### GOAL
Extract all lines that hold "matplotlib" from the records below.

### DATASET ROWS
(begin)
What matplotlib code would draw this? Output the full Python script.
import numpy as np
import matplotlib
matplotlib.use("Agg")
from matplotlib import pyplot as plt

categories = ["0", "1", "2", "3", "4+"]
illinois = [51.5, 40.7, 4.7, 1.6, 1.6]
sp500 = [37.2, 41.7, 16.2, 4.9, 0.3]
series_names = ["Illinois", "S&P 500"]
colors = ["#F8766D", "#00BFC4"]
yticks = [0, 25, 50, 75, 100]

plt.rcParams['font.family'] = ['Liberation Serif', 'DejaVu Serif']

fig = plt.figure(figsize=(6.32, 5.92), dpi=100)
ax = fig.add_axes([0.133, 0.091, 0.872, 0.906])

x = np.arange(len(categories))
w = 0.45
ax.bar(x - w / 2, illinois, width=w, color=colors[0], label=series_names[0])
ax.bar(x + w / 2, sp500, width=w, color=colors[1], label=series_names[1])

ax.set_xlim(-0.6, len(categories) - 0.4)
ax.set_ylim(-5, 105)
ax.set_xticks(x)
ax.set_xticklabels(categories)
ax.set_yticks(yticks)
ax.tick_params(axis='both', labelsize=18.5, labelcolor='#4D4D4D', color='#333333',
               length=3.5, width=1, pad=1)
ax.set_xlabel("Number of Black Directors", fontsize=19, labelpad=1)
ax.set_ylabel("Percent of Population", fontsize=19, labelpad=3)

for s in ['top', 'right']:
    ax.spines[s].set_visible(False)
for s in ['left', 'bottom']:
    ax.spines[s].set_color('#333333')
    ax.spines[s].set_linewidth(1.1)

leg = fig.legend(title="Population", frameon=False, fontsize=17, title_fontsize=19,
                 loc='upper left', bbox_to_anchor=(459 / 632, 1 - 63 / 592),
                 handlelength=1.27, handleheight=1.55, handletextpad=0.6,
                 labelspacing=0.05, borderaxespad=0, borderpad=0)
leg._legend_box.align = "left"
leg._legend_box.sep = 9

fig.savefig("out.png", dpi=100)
(end)
(begin)
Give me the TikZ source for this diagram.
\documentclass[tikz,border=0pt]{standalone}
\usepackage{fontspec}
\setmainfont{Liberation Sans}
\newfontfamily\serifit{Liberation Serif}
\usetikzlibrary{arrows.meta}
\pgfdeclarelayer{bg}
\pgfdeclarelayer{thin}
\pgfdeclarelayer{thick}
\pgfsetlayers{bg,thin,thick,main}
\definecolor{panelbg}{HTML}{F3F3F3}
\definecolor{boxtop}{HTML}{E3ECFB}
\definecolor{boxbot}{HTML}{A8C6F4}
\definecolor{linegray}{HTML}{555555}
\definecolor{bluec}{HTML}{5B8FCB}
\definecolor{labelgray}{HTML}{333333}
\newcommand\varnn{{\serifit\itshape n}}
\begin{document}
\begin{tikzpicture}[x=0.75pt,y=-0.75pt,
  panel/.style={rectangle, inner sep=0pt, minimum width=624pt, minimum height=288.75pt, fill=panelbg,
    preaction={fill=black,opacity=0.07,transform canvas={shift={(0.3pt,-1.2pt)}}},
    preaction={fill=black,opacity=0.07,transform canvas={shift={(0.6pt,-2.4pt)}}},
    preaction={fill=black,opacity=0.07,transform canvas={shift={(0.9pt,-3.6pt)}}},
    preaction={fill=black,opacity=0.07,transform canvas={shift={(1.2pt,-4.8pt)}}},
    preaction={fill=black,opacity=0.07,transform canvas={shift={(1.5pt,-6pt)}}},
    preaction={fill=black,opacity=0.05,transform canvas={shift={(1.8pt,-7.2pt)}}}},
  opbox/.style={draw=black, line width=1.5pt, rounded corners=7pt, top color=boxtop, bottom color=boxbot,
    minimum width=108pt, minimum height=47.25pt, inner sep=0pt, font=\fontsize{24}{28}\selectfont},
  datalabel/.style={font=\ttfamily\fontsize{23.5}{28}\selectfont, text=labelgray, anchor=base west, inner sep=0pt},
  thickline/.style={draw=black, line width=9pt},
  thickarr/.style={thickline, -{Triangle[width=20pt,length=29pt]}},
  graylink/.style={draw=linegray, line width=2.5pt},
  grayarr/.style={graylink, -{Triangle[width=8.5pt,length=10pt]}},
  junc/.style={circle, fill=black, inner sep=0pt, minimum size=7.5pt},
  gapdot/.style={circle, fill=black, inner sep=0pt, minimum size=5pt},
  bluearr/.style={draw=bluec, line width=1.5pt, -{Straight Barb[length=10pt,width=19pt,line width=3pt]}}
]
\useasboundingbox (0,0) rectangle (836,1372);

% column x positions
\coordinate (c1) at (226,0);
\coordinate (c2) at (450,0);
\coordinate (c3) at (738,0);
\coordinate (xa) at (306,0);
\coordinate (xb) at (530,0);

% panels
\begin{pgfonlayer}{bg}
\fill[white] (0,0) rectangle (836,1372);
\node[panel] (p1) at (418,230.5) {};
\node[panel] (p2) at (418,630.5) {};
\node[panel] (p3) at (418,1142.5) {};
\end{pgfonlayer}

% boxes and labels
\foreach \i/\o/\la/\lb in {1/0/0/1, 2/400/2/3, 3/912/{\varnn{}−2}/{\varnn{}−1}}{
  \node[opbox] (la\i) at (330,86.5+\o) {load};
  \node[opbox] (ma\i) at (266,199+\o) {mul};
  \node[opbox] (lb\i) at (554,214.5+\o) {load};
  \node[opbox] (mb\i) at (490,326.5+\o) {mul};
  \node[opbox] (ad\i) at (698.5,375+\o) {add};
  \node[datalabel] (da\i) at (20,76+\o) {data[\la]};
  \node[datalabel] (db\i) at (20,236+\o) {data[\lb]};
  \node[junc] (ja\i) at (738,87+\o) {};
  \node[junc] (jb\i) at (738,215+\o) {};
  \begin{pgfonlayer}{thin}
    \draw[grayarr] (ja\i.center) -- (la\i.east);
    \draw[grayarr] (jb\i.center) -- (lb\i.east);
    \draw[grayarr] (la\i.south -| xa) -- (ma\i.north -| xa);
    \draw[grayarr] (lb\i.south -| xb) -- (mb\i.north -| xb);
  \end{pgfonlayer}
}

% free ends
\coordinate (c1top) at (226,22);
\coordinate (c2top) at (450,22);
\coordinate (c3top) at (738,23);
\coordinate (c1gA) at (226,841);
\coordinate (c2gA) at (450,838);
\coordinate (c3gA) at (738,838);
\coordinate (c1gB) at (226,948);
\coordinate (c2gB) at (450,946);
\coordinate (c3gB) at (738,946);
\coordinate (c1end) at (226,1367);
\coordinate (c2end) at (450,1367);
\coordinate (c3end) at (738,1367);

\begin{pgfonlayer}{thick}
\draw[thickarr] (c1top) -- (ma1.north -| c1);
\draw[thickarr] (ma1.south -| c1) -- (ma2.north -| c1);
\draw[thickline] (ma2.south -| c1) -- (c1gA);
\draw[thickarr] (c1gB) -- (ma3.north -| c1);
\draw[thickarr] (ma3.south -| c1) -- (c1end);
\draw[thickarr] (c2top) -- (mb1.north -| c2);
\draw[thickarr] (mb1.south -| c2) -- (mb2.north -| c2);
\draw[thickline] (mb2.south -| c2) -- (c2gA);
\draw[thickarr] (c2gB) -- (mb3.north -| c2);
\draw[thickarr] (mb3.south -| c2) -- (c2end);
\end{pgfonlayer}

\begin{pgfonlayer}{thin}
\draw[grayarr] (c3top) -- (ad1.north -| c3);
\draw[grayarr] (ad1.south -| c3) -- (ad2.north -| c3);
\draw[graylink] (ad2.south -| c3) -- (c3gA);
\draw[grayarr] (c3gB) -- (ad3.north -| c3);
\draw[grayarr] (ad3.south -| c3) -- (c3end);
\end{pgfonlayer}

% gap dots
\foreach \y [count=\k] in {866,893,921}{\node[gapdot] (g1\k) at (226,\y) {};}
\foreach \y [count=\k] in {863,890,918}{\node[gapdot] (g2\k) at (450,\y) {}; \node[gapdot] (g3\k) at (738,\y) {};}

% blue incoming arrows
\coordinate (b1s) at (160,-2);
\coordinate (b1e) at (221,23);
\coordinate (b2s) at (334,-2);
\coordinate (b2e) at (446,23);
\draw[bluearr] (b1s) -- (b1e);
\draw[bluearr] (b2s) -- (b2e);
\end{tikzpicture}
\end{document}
(end)
(begin)
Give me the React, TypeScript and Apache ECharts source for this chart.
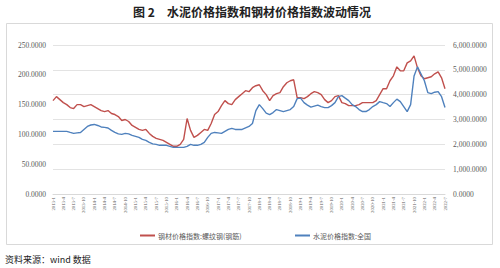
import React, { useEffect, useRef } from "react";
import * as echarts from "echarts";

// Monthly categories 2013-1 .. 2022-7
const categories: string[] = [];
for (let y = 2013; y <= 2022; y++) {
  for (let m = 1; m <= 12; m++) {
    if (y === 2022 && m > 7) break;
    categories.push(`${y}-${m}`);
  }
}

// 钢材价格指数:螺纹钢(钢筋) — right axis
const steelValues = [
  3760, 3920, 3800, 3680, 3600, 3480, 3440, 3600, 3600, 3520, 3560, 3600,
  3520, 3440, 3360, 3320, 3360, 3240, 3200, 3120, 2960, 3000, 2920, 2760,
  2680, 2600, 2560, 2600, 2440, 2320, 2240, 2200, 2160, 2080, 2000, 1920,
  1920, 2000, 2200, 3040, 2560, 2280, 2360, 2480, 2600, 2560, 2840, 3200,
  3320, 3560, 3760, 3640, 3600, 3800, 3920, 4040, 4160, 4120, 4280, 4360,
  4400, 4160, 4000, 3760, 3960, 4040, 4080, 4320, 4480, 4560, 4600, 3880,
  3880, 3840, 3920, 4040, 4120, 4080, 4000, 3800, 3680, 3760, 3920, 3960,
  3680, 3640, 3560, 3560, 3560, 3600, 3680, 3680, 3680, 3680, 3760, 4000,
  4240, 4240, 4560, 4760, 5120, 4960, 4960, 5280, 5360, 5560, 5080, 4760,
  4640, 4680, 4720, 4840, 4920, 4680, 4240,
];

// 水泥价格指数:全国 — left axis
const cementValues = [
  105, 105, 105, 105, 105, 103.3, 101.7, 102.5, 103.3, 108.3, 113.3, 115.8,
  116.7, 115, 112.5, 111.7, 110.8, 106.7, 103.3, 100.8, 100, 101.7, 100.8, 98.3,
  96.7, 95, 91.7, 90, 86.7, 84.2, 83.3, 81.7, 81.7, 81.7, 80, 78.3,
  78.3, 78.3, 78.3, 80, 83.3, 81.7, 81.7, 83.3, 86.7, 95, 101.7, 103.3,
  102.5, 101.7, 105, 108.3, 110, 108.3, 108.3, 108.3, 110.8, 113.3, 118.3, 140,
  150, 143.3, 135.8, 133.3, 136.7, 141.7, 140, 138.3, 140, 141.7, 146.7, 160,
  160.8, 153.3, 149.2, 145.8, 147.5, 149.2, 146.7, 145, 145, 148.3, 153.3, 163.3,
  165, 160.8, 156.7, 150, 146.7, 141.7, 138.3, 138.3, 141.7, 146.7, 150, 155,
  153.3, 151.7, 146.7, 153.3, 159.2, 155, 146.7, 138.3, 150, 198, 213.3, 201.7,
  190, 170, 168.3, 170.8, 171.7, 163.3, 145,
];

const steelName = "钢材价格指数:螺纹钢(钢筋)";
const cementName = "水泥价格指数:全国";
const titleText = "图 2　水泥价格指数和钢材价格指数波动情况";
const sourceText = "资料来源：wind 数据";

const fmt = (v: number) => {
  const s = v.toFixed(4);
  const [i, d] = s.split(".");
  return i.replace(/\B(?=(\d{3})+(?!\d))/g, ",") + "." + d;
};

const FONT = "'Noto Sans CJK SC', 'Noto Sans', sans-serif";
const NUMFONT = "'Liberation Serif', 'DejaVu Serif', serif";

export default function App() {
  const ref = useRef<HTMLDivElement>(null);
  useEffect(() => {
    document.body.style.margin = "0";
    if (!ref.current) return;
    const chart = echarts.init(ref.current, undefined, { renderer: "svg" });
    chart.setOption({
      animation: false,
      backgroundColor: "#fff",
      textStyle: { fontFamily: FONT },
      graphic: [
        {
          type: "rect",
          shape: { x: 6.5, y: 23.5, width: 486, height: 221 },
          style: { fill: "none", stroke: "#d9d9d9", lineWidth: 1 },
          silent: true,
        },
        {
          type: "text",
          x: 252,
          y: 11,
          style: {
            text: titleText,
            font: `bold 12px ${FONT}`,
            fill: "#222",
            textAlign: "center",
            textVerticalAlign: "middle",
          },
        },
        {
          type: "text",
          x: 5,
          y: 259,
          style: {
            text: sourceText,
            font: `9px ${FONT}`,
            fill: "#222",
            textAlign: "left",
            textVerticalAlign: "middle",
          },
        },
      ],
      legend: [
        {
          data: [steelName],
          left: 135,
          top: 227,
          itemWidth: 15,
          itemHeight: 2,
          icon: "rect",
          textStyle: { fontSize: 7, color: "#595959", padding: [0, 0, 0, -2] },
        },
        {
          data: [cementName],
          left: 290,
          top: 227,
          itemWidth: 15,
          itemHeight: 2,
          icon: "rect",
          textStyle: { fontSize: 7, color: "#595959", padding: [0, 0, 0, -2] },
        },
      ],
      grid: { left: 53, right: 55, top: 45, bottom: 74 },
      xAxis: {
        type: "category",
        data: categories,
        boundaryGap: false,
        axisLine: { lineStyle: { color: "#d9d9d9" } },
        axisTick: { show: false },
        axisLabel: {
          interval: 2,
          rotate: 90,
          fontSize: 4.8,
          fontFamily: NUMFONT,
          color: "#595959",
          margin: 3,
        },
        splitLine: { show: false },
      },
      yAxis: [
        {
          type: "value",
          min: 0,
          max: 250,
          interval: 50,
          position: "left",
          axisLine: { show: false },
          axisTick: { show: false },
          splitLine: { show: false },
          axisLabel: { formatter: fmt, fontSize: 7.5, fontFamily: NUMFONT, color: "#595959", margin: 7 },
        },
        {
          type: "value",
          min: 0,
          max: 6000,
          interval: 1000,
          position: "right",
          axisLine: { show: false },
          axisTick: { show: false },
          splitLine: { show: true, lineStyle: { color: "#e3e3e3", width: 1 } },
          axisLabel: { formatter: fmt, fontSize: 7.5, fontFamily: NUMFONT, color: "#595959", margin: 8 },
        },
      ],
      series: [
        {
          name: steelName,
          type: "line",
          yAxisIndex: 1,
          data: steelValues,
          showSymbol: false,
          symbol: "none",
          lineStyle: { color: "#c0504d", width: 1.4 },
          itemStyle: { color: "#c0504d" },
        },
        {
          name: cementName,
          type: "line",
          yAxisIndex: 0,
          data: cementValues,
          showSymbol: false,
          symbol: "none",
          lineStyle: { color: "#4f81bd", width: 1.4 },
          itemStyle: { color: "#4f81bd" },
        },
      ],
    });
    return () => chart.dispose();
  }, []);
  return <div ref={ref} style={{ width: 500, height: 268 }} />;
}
(end)
### EXERCISE RESULT
What matplotlib code would draw this? Output the full Python script.
import matplotlib
matplotlib.use("Agg")
from matplotlib import pyplot as plt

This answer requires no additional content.